▶ REQUEST
Omit all pictures, then retype the data exactly as given.

╔══

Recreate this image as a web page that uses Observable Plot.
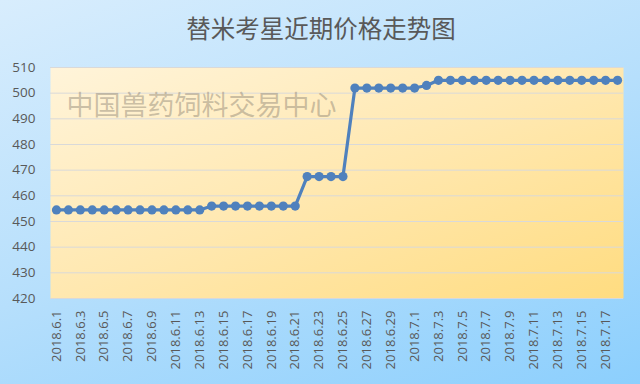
<!DOCTYPE html>
<html>
<head>
<meta charset="utf-8">
<script src="https://cdn.jsdelivr.net/npm/d3@7"></script>
<script src="https://cdn.jsdelivr.net/npm/@observablehq/plot@0.6"></script>
<style>
  html, body { margin: 0; padding: 0; }
  body { width: 640px; height: 384px; overflow: hidden; }
  #chart { width: 640px; height: 384px; background: linear-gradient(160deg, #d8edfd 0%, #b6dffc 50%, #8ccffd 100%); }
</style>
</head>
<body>
<div id="chart"></div>
<script>
const title = "替米考星近期价格走势图";
const watermark = "中国兽药饲料交易中心";
const dates = [
  "2018.6.1","2018.6.2","2018.6.3","2018.6.4","2018.6.5","2018.6.6","2018.6.7","2018.6.8","2018.6.9","2018.6.10",
  "2018.6.11","2018.6.12","2018.6.13","2018.6.14","2018.6.15","2018.6.16","2018.6.17","2018.6.18","2018.6.19","2018.6.20",
  "2018.6.21","2018.6.22","2018.6.23","2018.6.24","2018.6.25","2018.6.26","2018.6.27","2018.6.28","2018.6.29","2018.6.30",
  "2018.7.1","2018.7.2","2018.7.3","2018.7.4","2018.7.5","2018.7.6","2018.7.7","2018.7.8","2018.7.9","2018.7.10",
  "2018.7.11","2018.7.12","2018.7.13","2018.7.14","2018.7.15","2018.7.16","2018.7.17","2018.7.18"
];
const prices = [
  454.5,454.5,454.5,454.5,454.5,454.5,454.5,454.5,454.5,454.5,
  454.5,454.5,454.5,456,456,456,456,456,456,456,
  456,467.5,467.5,467.5,467.5,502,502,502,502,502,
  502,503,505,505,505,505,505,505,505,505,
  505,505,505,505,505,505,505,505
];
const xTickLabels = dates.filter((d, i) => i % 2 === 0);
const yTicks = [420,430,440,450,460,470,480,490,500,510];

const data = dates.map((d, i) => ({date: d, price: prices[i]}));

const chart = Plot.plot({
  width: 640,
  height: 384,
  marginTop: 67,
  marginLeft: 50,
  marginRight: 17,
  marginBottom: 86,
  style: {background: "transparent", fontFamily: "'Open Sans', 'Noto Sans', sans-serif", color: "#595959"},
  x: {type: "point", domain: dates, padding: 0.5, label: null},
  y: {domain: [420, 510], label: null},
  marks: [
    Plot.frame({fill: "url(#plotgrad)", stroke: null}),
    Plot.gridY(yTicks, {stroke: "#d9d9d9", strokeOpacity: 1, strokeWidth: 1}),
    Plot.axisY({ticks: yTicks, tickSize: 0, tickPadding: 15, fontSize: 13.5, fill: "#595959"}),
    Plot.axisX({ticks: xTickLabels, tickSize: 0, tickRotate: -90, tickPadding: 12, fontSize: 13, fill: "#595959", textAnchor: "end"}),
    Plot.text([watermark], {frameAnchor: "top-left", dx: 16, dy: 28, text: d => d, fontSize: 27, fill: "#8a8070", fillOpacity: 0.45, textAnchor: "start", fontFamily: "'Noto Sans CJK SC', sans-serif"}),
    Plot.line(data, {x: "date", y: "price", stroke: "#4f81bd", strokeWidth: 3.2}),
    Plot.dot(data, {x: "date", y: "price", r: 4.6, fill: "#4f81bd", stroke: null}),
    Plot.text([title], {frameAnchor: "top", dx: -16, dy: -47, text: d => d, fontSize: 24.5, fill: "#595959", fontFamily: "'Noto Sans CJK SC', sans-serif"})
  ]
});

const svgNS = "http://www.w3.org/2000/svg";
const defs = document.createElementNS(svgNS, "defs");
defs.innerHTML = `<linearGradient id="plotgrad" x1="0" y1="0" x2="1" y2="1">
  <stop offset="0" stop-color="#fff4da"/>
  <stop offset="0.5" stop-color="#ffe8b0"/>
  <stop offset="1" stop-color="#ffdc80"/>
</linearGradient>`;
chart.insertBefore(defs, chart.firstChild);
document.getElementById("chart").appendChild(chart);
</script>
</body>
</html>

╚══

▶ OUTPUT FOR THIS EXERCISE
Recreate this image as a web page that uses Observable Plot.
<!DOCTYPE html>
<html>
<head>
<meta charset="utf-8">
<script src="https://cdn.jsdelivr.net/npm/d3@7"></script>
<script src="https://cdn.jsdelivr.net/npm/@observablehq/plot@0.6"></script>
<style>
  html, body { margin: 0; padding: 0; }
  body { width: 640px; height: 384px; overflow: hidden; }
  #chart { width: 640px; height: 384px; background: linear-gradient(160deg, #d8edfd 0%, #b6dffc 50%, #8ccffd 100%); }
</style>
</head>
<body>
<div id="chart"></div>
<script>
const title = "替米考星近期价格走势图";
const watermark = "中国兽药饲料交易中心";
const dates = [
  "2018.6.1","2018.6.2","2018.6.3","2018.6.4","2018.6.5","2018.6.6","2018.6.7","2018.6.8","2018.6.9","2018.6.10",
  "2018.6.11","2018.6.12","2018.6.13","2018.6.14","2018.6.15","2018.6.16","2018.6.17","2018.6.18","2018.6.19","2018.6.20",
  "2018.6.21","2018.6.22","2018.6.23","2018.6.24","2018.6.25","2018.6.26","2018.6.27","2018.6.28","2018.6.29","2018.6.30",
  "2018.7.1","2018.7.2","2018.7.3","2018.7.4","2018.7.5","2018.7.6","2018.7.7","2018.7.8","2018.7.9","2018.7.10",
  "2018.7.11","2018.7.12","2018.7.13","2018.7.14","2018.7.15","2018.7.16","2018.7.17","2018.7.18"
];
const prices = [
  454.5,454.5,454.5,454.5,454.5,454.5,454.5,454.5,454.5,454.5,
  454.5,454.5,454.5,456,456,456,456,456,456,456,
  456,467.5,467.5,467.5,467.5,502,502,502,502,502,
  502,503,505,505,505,505,505,505,505,505,
  505,505,505,505,505,505,505,505
];
const xTickLabels = dates.filter((d, i) => i % 2 === 0);
const yTicks = [420,430,440,450,460,470,480,490,500,510];

const data = dates.map((d, i) => ({date: d, price: prices[i]}));

const chart = Plot.plot({
  width: 640,
  height: 384,
  marginTop: 67,
  marginLeft: 50,
  marginRight: 17,
  marginBottom: 86,
  style: {background: "transparent", fontFamily: "'Open Sans', 'Noto Sans', sans-serif", color: "#595959"},
  x: {type: "point", domain: dates, padding: 0.5, label: null},
  y: {domain: [420, 510], label: null},
  marks: [
    Plot.frame({fill: "url(#plotgrad)", stroke: null}),
    Plot.gridY(yTicks, {stroke: "#d9d9d9", strokeOpacity: 1, strokeWidth: 1}),
    Plot.axisY({ticks: yTicks, tickSize: 0, tickPadding: 15, fontSize: 13.5, fill: "#595959"}),
    Plot.axisX({ticks: xTickLabels, tickSize: 0, tickRotate: -90, tickPadding: 12, fontSize: 13, fill: "#595959", textAnchor: "end"}),
    Plot.text([watermark], {frameAnchor: "top-left", dx: 16, dy: 28, text: d => d, fontSize: 27, fill: "#8a8070", fillOpacity: 0.45, textAnchor: "start", fontFamily: "'Noto Sans CJK SC', sans-serif"}),
    Plot.line(data, {x: "date", y: "price", stroke: "#4f81bd", strokeWidth: 3.2}),
    Plot.dot(data, {x: "date", y: "price", r: 4.6, fill: "#4f81bd", stroke: null}),
    Plot.text([title], {frameAnchor: "top", dx: -16, dy: -47, text: d => d, fontSize: 24.5, fill: "#595959", fontFamily: "'Noto Sans CJK SC', sans-serif"})
  ]
});

const svgNS = "http://www.w3.org/2000/svg";
const defs = document.createElementNS(svgNS, "defs");
defs.innerHTML = `<linearGradient id="plotgrad" x1="0" y1="0" x2="1" y2="1">
  <stop offset="0" stop-color="#fff4da"/>
  <stop offset="0.5" stop-color="#ffe8b0"/>
  <stop offset="1" stop-color="#ffdc80"/>
</linearGradient>`;
chart.insertBefore(defs, chart.firstChild);
document.getElementById("chart").appendChild(chart);
</script>
</body>
</html>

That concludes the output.